The Pentagon has kicked off its voting awareness week after Sen. Conrad Burns (R-Mont.) placed a hold on civilian Department of Defense nominations because he was displeased at how it was implementing his bill that seeks to make it easier for overseas military service members to vote.

With Election Day less than two months away, ensuring that all votes cast by the military are counted is a major concern after problems surfaced in previous elections.

Some lawmakers are concerned that ballots won’t make it back in time to the states because the overseas voting process is so complex, time consuming and at times dysfunctional.

The potential voters include 1.4 million active duty members of the military and an almost equal number of their family members on bases across the country and overseas.

About 225,000 of them are deployed in Iraq and Afghanistan, with some in remote and inaccessible areas. 

Burns, one of the most vulnerable GOP incumbents, has pushed to make sure the Pentagon implemented one of his initiatives on the issue.

Burns had a hold on five civilian Pentagon nominees in August until the Defense Department committed to easing the voting process for the military this year.

And now Pentagon officials have initiated Armed Forces Voter Week to highlight their efforts to tackle the problem.

During conference negotiations for a war-emergency supplemental bill in June, lawmakers added legislation sponsored by Burns, a defense appropriator, that allotted $2.5 million for a pilot program that enables military voters to request and receive their ballots for the 2006 election through the Internet.

“In the last several years, we’ve had a special challenge of reaching the deployed warrior on the battlefield,” said Michael Dominguez, the principal deputy undersecretary for defense for personnel and readiness. 

Deployed troops may not be where their mailing addresses are, and if they are, they are likely to move before mail can reach them, he added.

“That’s a particular problem in voting where time does matter,” he said.

Through its Federal Voting Assistance Program, the Pentagon is looking at the option of the military using either e-mail or a secure server similar to online banking to connect to their local voting officials in order to request a ballot and receive ballots over the Internet, Dominguez explained.

“Where fax lines aren’t available, where the mail is going to be problematic, most people can get to e-mail or to the web at least for some part of their day and we hope to be able to address that,” he said.

Troops have been able to have web access in Iraq, Afghanistan and other parts of the world through the military’s satellite network.

“The states are in control about whether and how they will accept those kind of technologies,” Dominguez said. “We have reached out to the states and we’ve gotten help from the members of the Congress in encouraging their states to participate with us in this kind of program.”
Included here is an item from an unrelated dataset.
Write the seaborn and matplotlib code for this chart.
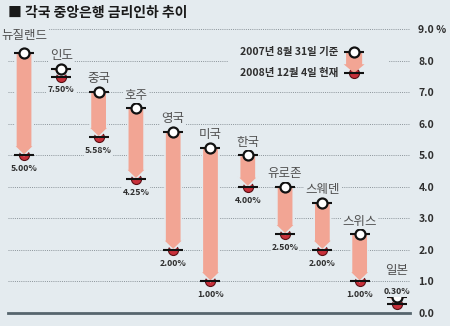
import matplotlib
matplotlib.use("Agg")
import matplotlib.pyplot as plt
from matplotlib.patches import FancyArrow, Rectangle
import seaborn as sns
import pandas as pd

# Policy rates (%) by central bank
countries = ["뉴질랜드", "인도", "중국", "호주", "영국", "미국", "한국", "유로존", "스웨덴", "스위스", "일본"]
rate_2007 = [8.25, 7.75, 7.02, 6.50, 5.75, 5.25, 5.00, 4.00, 3.50, 2.50, 0.50]
rate_2008 = [5.00, 7.50, 5.58, 4.25, 2.00, 1.00, 4.00, 2.50, 2.00, 1.00, 0.30]

tick_values = [0, 1, 2, 3, 4, 5, 6, 7, 8, 9]
tick_labels = ["0.0", "1.0", "2.0", "3.0", "4.0", "5.0", "6.0", "7.0", "8.0", "9.0 %"]
title = "■ 각국 중앙은행 금리인하 추이"
legend_labels = ["2007년 8월 31일 기준", "2008년 12월 4일 현재"]

BG = "#e4ebef"
ARROW = "#f2a594"
RED = "#c8303a"
INK = "#2e2e2e"
DOT = 52

sns.set_theme(style="white")
plt.rcParams["font.family"] = ["Noto Sans CJK KR", "DejaVu Sans"]

df = pd.DataFrame({"country": countries, "start": rate_2007, "end": rate_2008})
df["pos"] = range(len(df))

fig = plt.figure(figsize=(4.5, 3.26), dpi=100)
fig.patch.set_facecolor(BG)
ax = fig.add_axes([8 / 450, 13 / 326, 402 / 450, 293 / 326])
ax.set_facecolor(BG)
ax.set_xlim(-0.43, 10.35)
ax.set_ylim(0, 9.30)

# dotted horizontal grid and solid baseline
ax.set_yticks(tick_values)
ax.set_yticklabels(tick_labels, fontweight="bold")
ax.yaxis.tick_right()
ax.tick_params(axis="y", length=0, pad=6, labelsize=7.5, labelcolor=INK)
ax.set_xticks([])
ax.grid(axis="y", linestyle=(0, (1, 1.2)), color="#8b949a", linewidth=0.7, zorder=0)
ax.set_axisbelow(True)
for side in ["top", "left", "right"]:
    ax.spines[side].set_visible(False)
ax.spines["bottom"].set_color("#56656d")
ax.spines["bottom"].set_linewidth(2)

# arrows from old rate to new rate
for _, row in df.iterrows():
    length = row["start"] - row["end"]
    head = min(0.32, length)
    ax.add_patch(FancyArrow(row["pos"], row["start"], 0, -length, width=0.44,
                            head_width=0.56, head_length=head,
                            length_includes_head=True, facecolor=ARROW,
                            edgecolor=BG, linewidth=1.2, zorder=3))

# end markers (red) and start markers (white)
sns.scatterplot(data=df, x="pos", y="end", s=DOT, color=RED, edgecolor="#5a1015",
                linewidth=0.8, zorder=2, ax=ax, clip_on=False, legend=False)
sns.scatterplot(data=df, x="pos", y="end", marker="_", s=190, color="#111111",
                linewidth=1.5, zorder=4, ax=ax, clip_on=False, legend=False)
sns.scatterplot(data=df, x="pos", y="start", marker="_", s=190, color="#111111",
                linewidth=1.5, zorder=4, ax=ax, clip_on=False, legend=False)
sns.scatterplot(data=df, x="pos", y="start", s=DOT, color="white", edgecolor="#111111",
                linewidth=1.6, zorder=5, ax=ax, clip_on=False, legend=False)
ax.set_xlabel("")
ax.set_ylabel("")

# country names and new-rate labels
for _, row in df.iterrows():
    name_off = 9.5
    val_off = -9.5
    if row["country"] == "뉴질랜드":
        name_off = 12.5
    if row["country"] == "일본":
        name_off = 19
        val_off = 8.5
    ax.annotate(row["country"], (row["pos"], row["start"]), xytext=(0, name_off),
                textcoords="offset points", ha="center", va="center", fontsize=9,
                color="#505050", zorder=6,
                bbox=dict(boxstyle="square,pad=0.1", fc=BG, ec="none"))
    ax.annotate(f"{row['end']:.2f}%", (row["pos"], row["end"]), xytext=(0, val_off),
                textcoords="offset points", ha="center", va="center", fontsize=6.3,
                fontweight="bold", color=INK, zorder=6,
                bbox=dict(boxstyle="square,pad=0.1", fc=BG, ec="none"))

# legend
tr = ax.transAxes
ax.add_patch(Rectangle((0.547, 0.795), 0.40, 0.12, transform=tr, facecolor=BG,
                       edgecolor="none", zorder=1))
ax.add_patch(FancyArrow(0.861, 0.891, 0, -0.072, width=0.04, head_width=0.052,
                        head_length=0.03, length_includes_head=True, transform=tr,
                        facecolor=ARROW, edgecolor="none", zorder=3))
ax.scatter([0.861], [0.819], s=DOT, color=RED, edgecolor="#5a1015", linewidth=0.8,
           transform=tr, zorder=2)
ax.scatter([0.861, 0.861], [0.891, 0.819], marker="_", s=190, color="#111111",
           linewidth=1.5, transform=tr, zorder=4)
ax.scatter([0.861], [0.891], s=DOT, color="white", edgecolor="#111111", linewidth=1.6,
           transform=tr, zorder=5)
ax.text(0.821, 0.891, legend_labels[0], transform=tr, ha="right", va="center",
        fontsize=7.5, fontweight="bold", color=INK, zorder=6)
ax.text(0.821, 0.819, legend_labels[1], transform=tr, ha="right", va="center",
        fontsize=7.5, fontweight="bold", color=INK, zorder=6)

fig.text(8 / 450, 1 - 13 / 326, title, fontsize=10, fontweight="bold", color="#1a1a1a",
         va="center", ha="left")

fig.savefig("out.png", dpi=100, facecolor=BG)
Federal voting assistance officials are also working with the U.S. Postal Service and the Military Postal Service Agency to make sure that mail will be able to move in some of the more remote areas, said Polli Brunelli, who heads the program.

Brunelli said that her office also is working to allow for the blank ballots to be faxed.

The Pentagon is counting on its improved voting website to smooth the military voting process. Part of the improvement is the addition of a link to the integrated voting alternative site, which has an interactive map that lists all the voting options allowed by each state.

The Defense Department is not only responsible for the troops’ voting, but also for the balloting process for all expatriate voters. Currently, there are about 3.7 million Americans living overseas.

“Fighting a huge bureaucracy averse to change is always difficult,” Burns said in a statement. “And I will continue to do all I can here in the Senate to make sure we hold the feet of that bureaucracy to the fire to make sure our brave men and women in uniform are able to exercise their fundamental right as Americans.”

About 1,300 troops are deployed from Montana this year, said Derek Hunter, Burns’ spokesman. Burns became interested in the matter after the uproar over the military ballots in 2000 and after one of his own staff members, who at the time was deployed in Japan, told him he was disenfranchised, Hunter recalled.

Burns is not alone in his quest to ensure that the military gets to cast its vote. Another vulnerable incumbent, Sen. Rick Santorum (R-Pa.), took interest in the issue after scandal erupted in his state because members of the military said that they were not able to vote. Meanwhile, Pennsylvania Governor Ed Rendell (D) also introduced legislation to ensure that the military and overseas voters are not disenfranchised.

According to Hunter, Burns has also been working with Sens. Elizabeth Dole (R-N.C.) and David Vitter (R-La.).

In a report released last year, the National Defense Committee, a pro-military organization, said that the military absentee voter disenfranchisement rate in the 2004 election was 24 percent.